Find $\mathop {\lim }\limits_{x \to \frac{1}{2}} \left( {\frac{{\left( {\frac{1}{4} - {x^2}} \right)}}{{\cot \pi x}}} \right)$.

using l’Hôpital’s Rule     (M1)

$\mathop {\lim }\limits_{x \to \frac{1}{2}} \left( {\frac{{\left( {\frac{1}{4} - {x^2}} \right)}}{{\cot \pi x}}} \right) = \mathop {\lim }\limits_{x \to \frac{1}{2}} \left[ {\frac{{ - 2}}{{ - \pi {\text{cose}}{{\text{c}}^2}\pi x}}} \right]$     A1A1

$= \frac{{ - 1}}{{ - \pi {\text{cose}}{{\text{c}}^2}\frac{\pi }{2}}} = \frac{1}{\pi }$     (M1)A1

[5 marks]

This question was accessible to the vast majority of candidates, who recognised that L’Hôpital’s rule was required.
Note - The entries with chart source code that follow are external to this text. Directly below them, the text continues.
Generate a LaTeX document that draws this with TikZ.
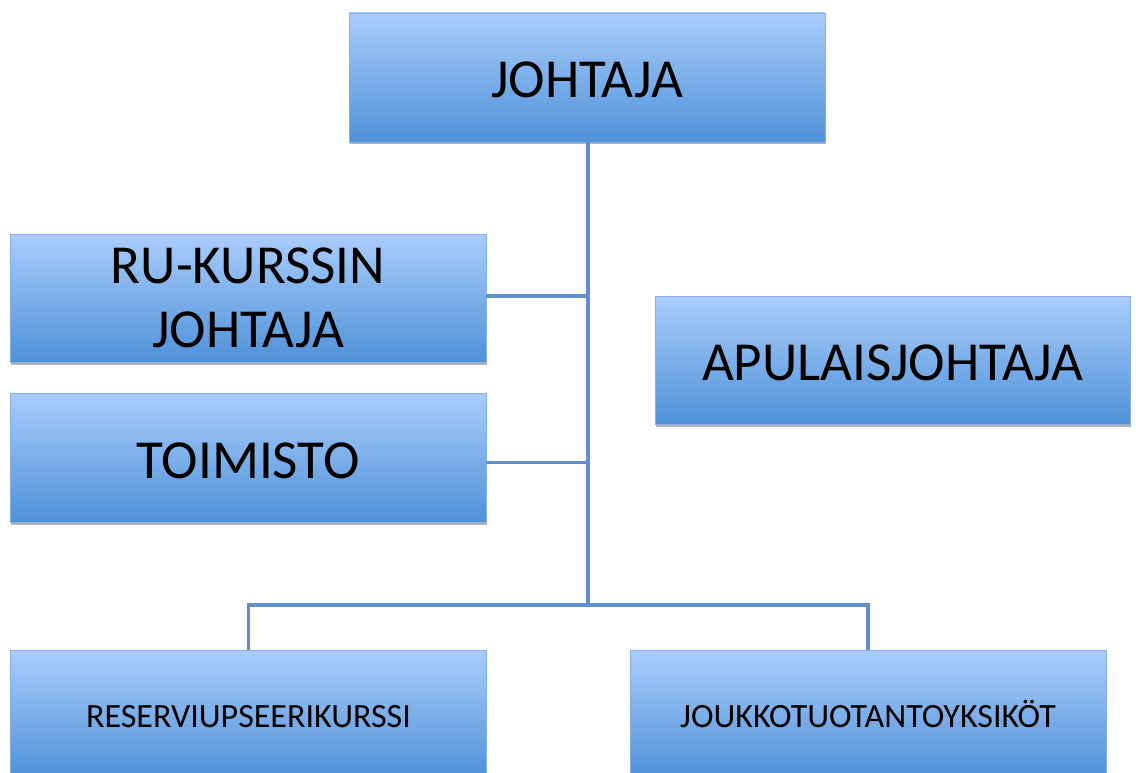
\documentclass[tikz,border=0pt]{standalone}
\usepackage{fontspec}
\setmainfont{Carlito}
\usetikzlibrary{shadows}
\definecolor{boxtop}{HTML}{AACDFC}
\definecolor{boxbot}{HTML}{4F91D8}
\definecolor{boxedge}{HTML}{86AEE0}
\definecolor{linkc}{HTML}{5F8FCC}
\tikzset{
  orgbox/.style={rectangle, minimum width=476pt, minimum height=128pt, inner sep=0pt,
    top color=boxtop, bottom color=boxbot, draw=boxedge, line width=0.8pt,
    drop shadow={shadow xshift=0.8pt, shadow yshift=-2.5pt, opacity=0.3, fill=black},
    align=center, font=\fontsize{55}{64}\selectfont, text=black},
  oneline/.style={text height=41pt, text depth=0pt},
  smalltext/.style={font=\fontsize{34}{41}\selectfont, text height=26pt, text depth=0pt},
  link/.style={draw=linkc, line width=3.3pt}
}
\begin{document}
\begin{tikzpicture}[x=1pt,y=-1pt]
\useasboundingbox (0,0) rectangle (1136,773);
\begin{scope}
\clip (0,0) rectangle (1136,773);
\node[orgbox, oneline, minimum height=129pt] (joh) at (587,77.5) {JOHTAJA};
\node[orgbox] (ru) at (248,298) {RU-KURSSIN\\JOHTAJA};
\node[orgbox, oneline, minimum height=129pt] (toim) at (248,457.5) {TOIMISTO};
\node[orgbox, oneline, minimum width=475pt] (apu) at (892.5,360) {APULAISJOHTAJA};
\node[orgbox, smalltext] (res) at (248.5,714) {RESERVIUPSEERIKURSSI};
\node[orgbox, smalltext] (jou) at (868,714) {JOUKKOTUOTANTOYKSIKÖT};
\coordinate (fork) at (588,605);
\draw[link] (joh.south -| fork) -- (fork);
\draw[link] ([yshift=2pt]ru.east) -- ([yshift=2pt]ru.east -| fork);
\draw[link] ([yshift=-5pt]toim.east) -- ([yshift=-5pt]toim.east -| fork);
\draw[link] (res.north) |- (fork) -| (jou.north);
\end{scope}
\end{tikzpicture}
\end{document}
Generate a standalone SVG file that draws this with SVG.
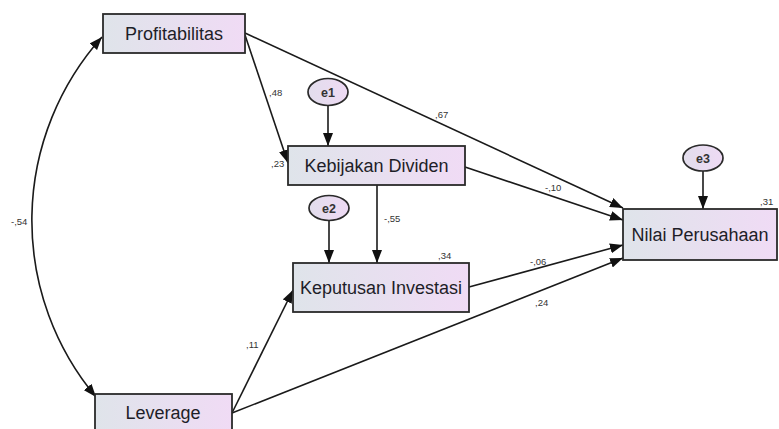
<svg xmlns="http://www.w3.org/2000/svg" width="779" height="429" viewBox="0 0 779 429">
<defs>
<linearGradient id="g" x1="0" y1="0" x2="1" y2="0">
<stop offset="0" stop-color="#dfe4ea"/>
<stop offset="1" stop-color="#f0dbf5"/>
</linearGradient>
<linearGradient id="ge" x1="0" y1="0" x2="1" y2="0">
<stop offset="0" stop-color="#e2ddec"/>
<stop offset="1" stop-color="#eedaf4"/>
</linearGradient>
<marker id="ah" markerUnits="userSpaceOnUse" markerWidth="14" markerHeight="10" refX="13" refY="5" orient="auto-start-reverse">
<path d="M0,0 L13,5 L0,10 Z" fill="#111"/>
</marker>
<style>
.box{fill:url(#g);stroke:#2a2a2a;stroke-width:1.8}
.ell{fill:url(#ge);stroke:#2a2a2a;stroke-width:1.7}
.lbl{font-family:"Liberation Sans",Arial,sans-serif;font-size:18px;fill:#1e1e28;text-anchor:middle}
.elb{font-family:"Liberation Sans",Arial,sans-serif;font-size:12.5px;font-weight:bold;fill:#333;text-anchor:middle}
.num{font-family:"Liberation Sans",Arial,sans-serif;font-size:9.5px;fill:#333}
.c{fill:none;stroke:#1a1a1a;stroke-width:1.6;marker-end:url(#ah)}
</style>
</defs>
<g id="connectors">
<path class="c" d="M102,37 A275,275 0 0,0 96,397" style="marker-start:url(#ah)"/>
<line class="c" x1="245" y1="35" x2="288" y2="163"/>
<line class="c" x1="245" y1="33" x2="623" y2="208"/>
<line class="c" x1="328" y1="106" x2="328" y2="146"/>
<line class="c" x1="329" y1="221" x2="329" y2="263"/>
<line class="c" x1="377" y1="185" x2="377" y2="263"/>
<line class="c" x1="703" y1="171" x2="703" y2="209"/>
<line class="c" x1="465" y1="167" x2="623" y2="220"/>
<line class="c" x1="469" y1="287" x2="623" y2="245"/>
<line class="c" x1="232" y1="413" x2="623" y2="258"/>
<line class="c" x1="232" y1="413" x2="293" y2="290"/>
</g>
<g id="labels">
<text class="num" x="269" y="96">,48</text>
<text class="num" x="271" y="167">,23</text>
<text class="num" x="435" y="118">,67</text>
<text class="num" x="384" y="222">-,55</text>
<text class="num" x="438" y="259">,34</text>
<text class="num" x="545" y="191">-,10</text>
<text class="num" x="530" y="265">-,06</text>
<text class="num" x="535" y="306">,24</text>
<text class="num" x="760" y="205">,31</text>
<text class="num" x="246" y="348">,11</text>
<text class="num" x="11" y="225">-,54</text>
</g>
<g id="profitabilitas">
<rect class="box" x="103" y="14" width="142" height="39"/>
<text class="lbl" x="174" y="40">Profitabilitas</text>
</g>
<g id="kebijakan">
<rect class="box" x="288" y="146" width="177" height="39"/>
<text class="lbl" x="376.5" y="172">Kebijakan Dividen</text>
</g>
<g id="keputusan">
<rect class="box" x="293" y="263" width="176" height="49"/>
<text class="lbl" x="381" y="294">Keputusan Investasi</text>
</g>
<g id="nilai">
<rect class="box" x="623" y="209" width="154" height="51"/>
<text class="lbl" x="700" y="241">Nilai Perusahaan</text>
</g>
<g id="leverage">
<rect class="box" x="95" y="394" width="137" height="42"/>
<text class="lbl" x="163" y="419">Leverage</text>
</g>
<g id="e1">
<ellipse class="ell" cx="328" cy="92" rx="20" ry="13.5"/>
<text class="elb" x="328" y="96.5">e1</text>
</g>
<g id="e2">
<ellipse class="ell" cx="329" cy="208" rx="20" ry="12.5"/>
<text class="elb" x="329" y="212.5">e2</text>
</g>
<g id="e3">
<ellipse class="ell" cx="703" cy="158" rx="20" ry="13"/>
<text class="elb" x="703" y="162.5">e3</text>
</g>
</svg>
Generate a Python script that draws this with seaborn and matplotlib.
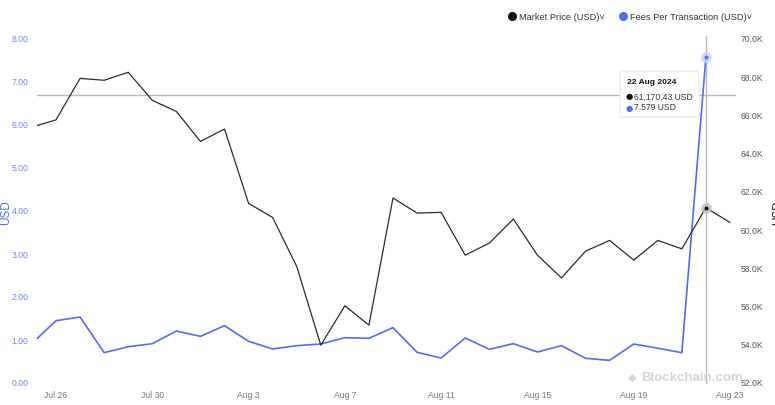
import numpy as np
import pandas as pd
import matplotlib
matplotlib.use("Agg")
import matplotlib.pyplot as plt
import matplotlib.dates as mdates
from matplotlib.lines import Line2D
from matplotlib.patches import FancyBboxPatch
import seaborn as sns

# ---------------- data ----------------
dates = pd.date_range("2024-07-25", "2024-08-23", freq="D")
market_price = [65390, 65770, 67940, 67840, 68260, 66790, 66210, 64640, 65290, 61400,
                60660, 58100, 53980, 56040, 55030, 61680, 60890, 60930, 58690, 59320,
                60580, 58690, 57500, 58900, 59460, 58430, 59460, 59020, 61170.43, 60400]
fees_per_tx = [0.92, 1.449, 1.535, 0.705, 0.844, 0.914, 1.209, 1.085, 1.333, 0.969,
               0.791, 0.868, 0.907, 1.054, 1.039, 1.287, 0.713, 0.581, 1.047, 0.783,
               0.915, 0.721, 0.868, 0.574, 0.527, 0.907, 0.81, 0.705, 7.579, np.nan]
tick_dates = ["2024-07-26", "2024-07-30", "2024-08-03", "2024-08-07",
              "2024-08-11", "2024-08-15", "2024-08-19", "2024-08-23"]
tick_labels = ["Jul 26", "Jul 30", "Aug 3", "Aug 7", "Aug 11", "Aug 15", "Aug 19", "Aug 23"]
left_ticks = [0, 1, 2, 3, 4, 5, 6, 7, 8]
right_ticks = [52000, 54000, 56000, 58000, 60000, 62000, 64000, 66000, 68000, 70000]
hover_date = "2024-08-22"
hover_price = 61170.43
hover_fee = 7.579
cursor_fee_level = 6.70

df = pd.DataFrame({"date": dates, "price": market_price, "fee": fees_per_tx})

# ---------------- style ----------------
sns.set_theme(style="white")
plt.rcParams["font.family"] = ["Liberation Sans", "DejaVu Sans"]

BLUE = "#4f6ef7"
BLUE_TXT = "#6d86f2"
BLACK = "#2b2b2b"

W, H = 775, 405
fig = plt.figure(figsize=(W / 100, H / 100), dpi=100)
ax = fig.add_axes([37 / W, 22 / H, (736 - 37) / W, 344 / H])
ax2 = ax.twinx()

sns.lineplot(data=df, x="date", y="fee", ax=ax, color=BLUE, linewidth=1.2,
             estimator=None, zorder=3)
sns.lineplot(data=df, x="date", y="price", ax=ax2, color=BLACK, linewidth=0.9,
             estimator=None, zorder=3)

x0 = mdates.date2num(pd.Timestamp("2024-07-25")) + 0.21
x1 = mdates.date2num(pd.Timestamp("2024-08-23")) + 0.25
ax.set_xlim(x0, x1)
ax.set_ylim(0, 8)
ax2.set_ylim(52000, 70000)

ax.set_xticks([mdates.date2num(pd.Timestamp(d)) for d in tick_dates])
ax.set_xticklabels(tick_labels)
ax.set_yticks(left_ticks)
ax.set_yticklabels([f"{v:.2f}" for v in left_ticks])
ax2.set_yticks(right_ticks)
ax2.set_yticklabels([f"{v/1000:.1f}K" for v in right_ticks])

ax.tick_params(axis="x", labelsize=6.2, colors="#777777", length=0, pad=6)
ax.tick_params(axis="y", labelsize=6.2, colors=BLUE_TXT, length=0, pad=6)
ax2.tick_params(axis="y", labelsize=6.2, colors="#555555", length=0, pad=3.5)
for a in (ax, ax2):
    for s in a.spines.values():
        s.set_visible(False)
    a.set_xlabel("")
    a.set_ylabel("")
    a.grid(False)

# crosshair
hx = mdates.date2num(pd.Timestamp(hover_date))
ax.axvline(hx, color="#bbbbbb", linewidth=1, zorder=1, ymin=0, ymax=1.01, clip_on=False)
ax.axhline(cursor_fee_level, color="#bbbbbb", linewidth=1, zorder=1)

# hover points
ax2.scatter([hx], [hover_price], s=60, color="#bdbdbd", alpha=0.8, zorder=4, linewidths=0)
ax2.scatter([hx], [hover_price], s=8, color="#111111", zorder=5, linewidths=0)
ax.scatter([hx], [hover_fee], s=60, color="#c9d0f5", alpha=0.8, zorder=4, linewidths=0)
ax.scatter([hx], [hover_fee], s=8, color=BLUE, zorder=5, linewidths=0)

# axis titles
fig.text(0.5 / W, 1 - 213 / H, "USD", rotation=90, ha="left", va="center",
         fontsize=8.5, color=BLUE)
fig.text(772 / W, 1 - 213 / H, "USD", rotation=90, ha="left", va="center",
         fontsize=8.5, color="#222222")

# tooltip
box = FancyBboxPatch((620 / W, 1 - 117 / H), 79 / W, 46 / H, boxstyle="round,pad=0,rounding_size=0.004",
                     transform=fig.transFigure, facecolor="white", edgecolor="#e6e6e6",
                     linewidth=0.8, zorder=10)
fig.add_artist(box)
fig.text(627 / W, 1 - 82 / H, "22 Aug 2024", fontsize=6, fontweight="bold",
         color="#111111", va="center", ha="left", zorder=11)
fig.text(626 / W, 1 - 97 / H, "●", fontsize=6, color="#111111", va="center", ha="left", zorder=11,
         family="DejaVu Sans")
fig.text(634 / W, 1 - 97 / H, "61,170.43 USD", fontsize=6.2, color="#333333",
         va="center", ha="left", zorder=11)
fig.text(626 / W, 1 - 108 / H, "●", fontsize=6, color=BLUE, va="center", ha="left", zorder=11,
         family="DejaVu Sans")
fig.text(634 / W, 1 - 108 / H, "7.579 USD", fontsize=6.2, color="#333333",
         va="center", ha="left", zorder=11)

# legend
handles = [Line2D([], [], marker="o", linestyle="", color="#111111", markersize=5.5),
           Line2D([], [], marker="o", linestyle="", color=BLUE, markersize=5.5)]
leg = fig.legend(handles, ["Market Price (USD)˅", "Fees Per Transaction (USD)˅"],
                 loc="center right", bbox_to_anchor=(756 / W, 1 - 17 / H), ncol=2,
                 frameon=False, fontsize=6.7, handletextpad=0.3, columnspacing=1.4,
                 handlelength=1.0, borderaxespad=0)
for t in leg.get_texts():
    t.set_color("#333333")

# watermark
fig.text(632 / W, 1 - 378 / H, "◆", fontsize=8, color="#d5d5d5", ha="center", va="center",
         family="DejaVu Sans")
fig.text(641 / W, 1 - 378 / H, "Blockchain.com", fontsize=9.5, fontweight="bold",
         color="#d5d5d5", ha="left", va="center")

fig.savefig("out.png", dpi=100)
However, some candidates omitted the factor $\pi$ in the differentiation of ${\cot \pi x}$. Some candidates replaced ${\cot \pi x}$ by $\cos \pi x{\text{/}}\sin \pi x$, which is a valid method but the extra algebra involved often led to an incorrect answer. Many fully correct solutions were seen.